■ Task details
In the entries below, print exactly the lines from the first through the one with "-4), (3, 0), (1, -6)]", both included, and none of the pictures.

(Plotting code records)
+ + + + + + +

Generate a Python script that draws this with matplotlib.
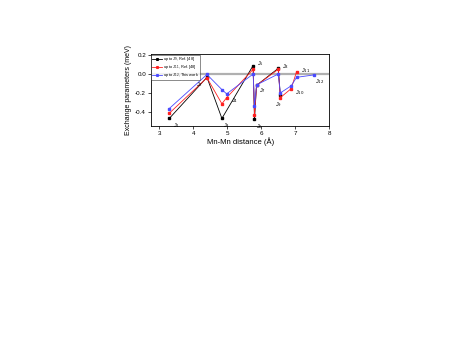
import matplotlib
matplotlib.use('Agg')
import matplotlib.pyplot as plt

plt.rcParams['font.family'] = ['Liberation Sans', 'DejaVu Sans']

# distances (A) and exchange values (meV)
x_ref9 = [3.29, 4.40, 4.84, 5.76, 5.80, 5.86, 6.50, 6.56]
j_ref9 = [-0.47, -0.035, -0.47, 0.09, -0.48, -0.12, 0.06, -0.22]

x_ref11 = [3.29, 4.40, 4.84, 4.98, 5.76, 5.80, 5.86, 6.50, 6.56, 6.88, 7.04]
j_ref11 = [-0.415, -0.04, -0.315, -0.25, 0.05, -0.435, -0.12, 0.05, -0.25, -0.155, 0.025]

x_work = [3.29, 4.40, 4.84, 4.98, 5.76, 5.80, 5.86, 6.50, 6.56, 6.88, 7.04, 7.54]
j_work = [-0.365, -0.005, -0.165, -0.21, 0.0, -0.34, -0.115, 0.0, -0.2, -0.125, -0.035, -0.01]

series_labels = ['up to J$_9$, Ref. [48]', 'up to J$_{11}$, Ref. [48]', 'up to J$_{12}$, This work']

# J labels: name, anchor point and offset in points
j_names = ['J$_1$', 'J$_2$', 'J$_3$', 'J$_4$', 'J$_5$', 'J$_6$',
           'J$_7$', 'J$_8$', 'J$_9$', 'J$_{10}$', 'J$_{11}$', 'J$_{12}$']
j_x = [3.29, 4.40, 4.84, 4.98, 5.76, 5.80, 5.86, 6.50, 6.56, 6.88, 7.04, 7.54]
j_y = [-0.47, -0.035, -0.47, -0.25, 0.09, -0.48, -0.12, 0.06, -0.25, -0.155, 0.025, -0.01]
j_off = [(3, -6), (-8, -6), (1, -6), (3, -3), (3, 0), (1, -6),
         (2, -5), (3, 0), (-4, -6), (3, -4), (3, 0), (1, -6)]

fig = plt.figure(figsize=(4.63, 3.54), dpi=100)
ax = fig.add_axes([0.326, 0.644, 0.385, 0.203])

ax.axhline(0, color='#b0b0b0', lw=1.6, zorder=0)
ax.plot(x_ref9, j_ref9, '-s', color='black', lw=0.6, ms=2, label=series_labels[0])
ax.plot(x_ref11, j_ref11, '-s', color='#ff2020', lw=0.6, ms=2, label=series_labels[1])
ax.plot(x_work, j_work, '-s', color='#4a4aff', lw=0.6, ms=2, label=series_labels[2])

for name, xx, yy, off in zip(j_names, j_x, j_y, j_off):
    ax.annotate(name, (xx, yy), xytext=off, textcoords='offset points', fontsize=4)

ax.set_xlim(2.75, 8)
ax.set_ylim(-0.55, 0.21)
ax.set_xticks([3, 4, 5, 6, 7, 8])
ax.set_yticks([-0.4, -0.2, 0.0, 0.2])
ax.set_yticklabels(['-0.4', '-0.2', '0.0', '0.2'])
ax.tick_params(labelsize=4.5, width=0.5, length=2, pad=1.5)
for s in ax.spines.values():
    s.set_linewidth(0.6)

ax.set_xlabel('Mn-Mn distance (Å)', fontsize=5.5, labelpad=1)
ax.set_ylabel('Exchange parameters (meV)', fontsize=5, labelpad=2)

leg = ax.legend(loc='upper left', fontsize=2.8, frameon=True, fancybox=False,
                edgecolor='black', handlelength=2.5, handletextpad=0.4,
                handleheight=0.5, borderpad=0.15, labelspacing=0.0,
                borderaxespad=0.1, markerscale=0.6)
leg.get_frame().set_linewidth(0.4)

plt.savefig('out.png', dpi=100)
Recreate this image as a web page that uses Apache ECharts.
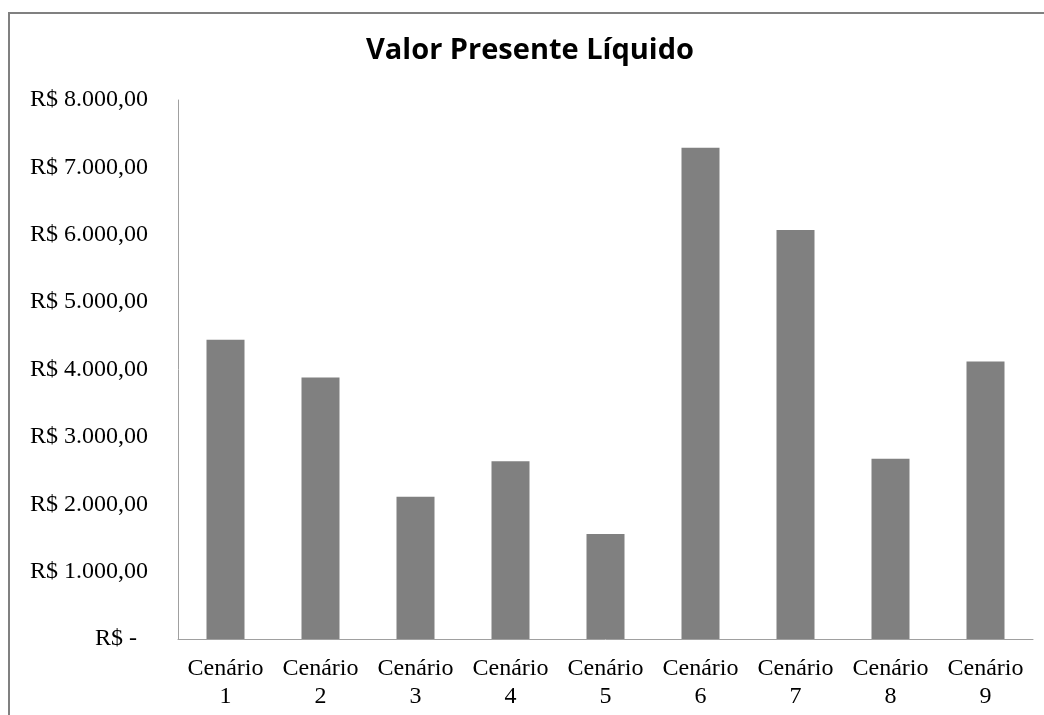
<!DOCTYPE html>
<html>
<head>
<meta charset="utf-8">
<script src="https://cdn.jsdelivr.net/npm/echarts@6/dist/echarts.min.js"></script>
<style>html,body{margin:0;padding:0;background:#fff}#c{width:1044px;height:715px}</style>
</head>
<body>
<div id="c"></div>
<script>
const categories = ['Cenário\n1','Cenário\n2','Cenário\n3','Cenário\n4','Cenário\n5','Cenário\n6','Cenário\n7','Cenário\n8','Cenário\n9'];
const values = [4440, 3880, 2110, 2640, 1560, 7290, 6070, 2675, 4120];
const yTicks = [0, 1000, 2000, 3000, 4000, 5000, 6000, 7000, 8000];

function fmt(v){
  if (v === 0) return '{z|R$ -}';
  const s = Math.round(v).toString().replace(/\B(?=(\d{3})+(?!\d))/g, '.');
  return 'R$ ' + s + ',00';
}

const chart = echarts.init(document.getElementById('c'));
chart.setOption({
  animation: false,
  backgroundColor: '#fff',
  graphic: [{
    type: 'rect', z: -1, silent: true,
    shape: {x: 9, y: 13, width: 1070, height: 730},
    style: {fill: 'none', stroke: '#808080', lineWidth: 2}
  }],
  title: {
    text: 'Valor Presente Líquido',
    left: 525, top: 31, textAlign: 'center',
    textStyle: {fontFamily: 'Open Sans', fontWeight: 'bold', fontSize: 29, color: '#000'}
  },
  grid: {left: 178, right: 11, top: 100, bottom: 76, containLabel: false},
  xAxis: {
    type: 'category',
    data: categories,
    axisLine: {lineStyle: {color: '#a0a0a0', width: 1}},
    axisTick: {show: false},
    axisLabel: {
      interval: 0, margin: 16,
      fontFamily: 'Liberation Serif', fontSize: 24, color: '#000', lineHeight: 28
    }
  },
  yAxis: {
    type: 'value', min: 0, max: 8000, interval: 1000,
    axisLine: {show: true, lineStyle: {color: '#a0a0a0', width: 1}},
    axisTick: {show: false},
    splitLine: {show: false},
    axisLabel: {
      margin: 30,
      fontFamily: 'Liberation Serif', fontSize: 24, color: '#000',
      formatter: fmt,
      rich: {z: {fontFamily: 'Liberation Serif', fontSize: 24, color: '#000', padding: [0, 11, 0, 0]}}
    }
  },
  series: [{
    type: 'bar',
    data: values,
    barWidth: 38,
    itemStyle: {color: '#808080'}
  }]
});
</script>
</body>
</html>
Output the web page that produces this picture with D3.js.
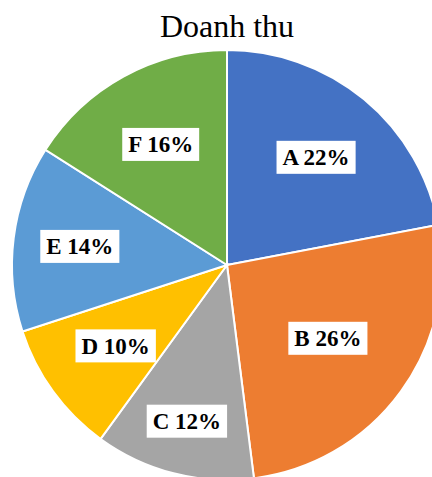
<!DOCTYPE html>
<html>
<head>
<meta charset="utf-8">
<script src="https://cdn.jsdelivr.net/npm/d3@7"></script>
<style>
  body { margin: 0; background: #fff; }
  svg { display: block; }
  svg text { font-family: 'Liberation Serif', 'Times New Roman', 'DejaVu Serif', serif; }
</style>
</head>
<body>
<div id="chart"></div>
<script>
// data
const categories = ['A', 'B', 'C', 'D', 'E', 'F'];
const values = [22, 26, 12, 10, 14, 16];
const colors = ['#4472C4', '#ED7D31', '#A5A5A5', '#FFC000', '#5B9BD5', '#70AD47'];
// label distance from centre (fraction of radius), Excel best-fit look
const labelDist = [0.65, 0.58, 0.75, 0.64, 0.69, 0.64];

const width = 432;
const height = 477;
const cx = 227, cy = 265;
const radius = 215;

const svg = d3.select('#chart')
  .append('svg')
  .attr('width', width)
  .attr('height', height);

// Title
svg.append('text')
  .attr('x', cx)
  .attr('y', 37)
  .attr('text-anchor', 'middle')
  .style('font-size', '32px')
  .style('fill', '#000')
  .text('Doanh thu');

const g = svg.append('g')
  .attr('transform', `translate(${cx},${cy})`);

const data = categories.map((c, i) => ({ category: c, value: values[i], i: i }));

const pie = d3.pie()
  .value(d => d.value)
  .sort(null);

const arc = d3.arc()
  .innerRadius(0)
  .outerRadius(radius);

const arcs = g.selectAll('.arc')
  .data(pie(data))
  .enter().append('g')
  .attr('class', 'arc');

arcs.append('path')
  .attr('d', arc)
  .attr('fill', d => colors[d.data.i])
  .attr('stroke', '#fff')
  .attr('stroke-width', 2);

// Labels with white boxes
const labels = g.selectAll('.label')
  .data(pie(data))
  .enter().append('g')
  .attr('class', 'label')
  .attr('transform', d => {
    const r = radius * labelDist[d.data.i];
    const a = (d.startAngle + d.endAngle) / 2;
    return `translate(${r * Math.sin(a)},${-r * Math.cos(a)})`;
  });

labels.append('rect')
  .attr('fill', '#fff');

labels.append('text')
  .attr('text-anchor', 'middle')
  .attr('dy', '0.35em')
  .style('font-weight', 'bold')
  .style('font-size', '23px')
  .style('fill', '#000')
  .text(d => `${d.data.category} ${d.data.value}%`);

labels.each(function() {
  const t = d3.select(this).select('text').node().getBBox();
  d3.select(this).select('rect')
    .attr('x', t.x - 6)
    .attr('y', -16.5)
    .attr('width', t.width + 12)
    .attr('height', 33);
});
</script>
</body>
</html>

+ + + + + + +

■ Reply
Generate a Python script that draws this with matplotlib.
import matplotlib
matplotlib.use('Agg')
import matplotlib.pyplot as plt

plt.rcParams['font.family'] = ['Liberation Sans', 'DejaVu Sans']

# distances (A) and exchange values (meV)
x_ref9 = [3.29, 4.40, 4.84, 5.76, 5.80, 5.86, 6.50, 6.56]
j_ref9 = [-0.47, -0.035, -0.47, 0.09, -0.48, -0.12, 0.06, -0.22]

x_ref11 = [3.29, 4.40, 4.84, 4.98, 5.76, 5.80, 5.86, 6.50, 6.56, 6.88, 7.04]
j_ref11 = [-0.415, -0.04, -0.315, -0.25, 0.05, -0.435, -0.12, 0.05, -0.25, -0.155, 0.025]

x_work = [3.29, 4.40, 4.84, 4.98, 5.76, 5.80, 5.86, 6.50, 6.56, 6.88, 7.04, 7.54]
j_work = [-0.365, -0.005, -0.165, -0.21, 0.0, -0.34, -0.115, 0.0, -0.2, -0.125, -0.035, -0.01]

series_labels = ['up to J$_9$, Ref. [48]', 'up to J$_{11}$, Ref. [48]', 'up to J$_{12}$, This work']

# J labels: name, anchor point and offset in points
j_names = ['J$_1$', 'J$_2$', 'J$_3$', 'J$_4$', 'J$_5$', 'J$_6$',
           'J$_7$', 'J$_8$', 'J$_9$', 'J$_{10}$', 'J$_{11}$', 'J$_{12}$']
j_x = [3.29, 4.40, 4.84, 4.98, 5.76, 5.80, 5.86, 6.50, 6.56, 6.88, 7.04, 7.54]
j_y = [-0.47, -0.035, -0.47, -0.25, 0.09, -0.48, -0.12, 0.06, -0.25, -0.155, 0.025, -0.01]
j_off = [(3, -6), (-8, -6), (1, -6), (3, -3), (3, 0), (1, -6),
         (2, -5), (3, 0), (-4, -6), (3, -4), (3, 0), (1, -6)]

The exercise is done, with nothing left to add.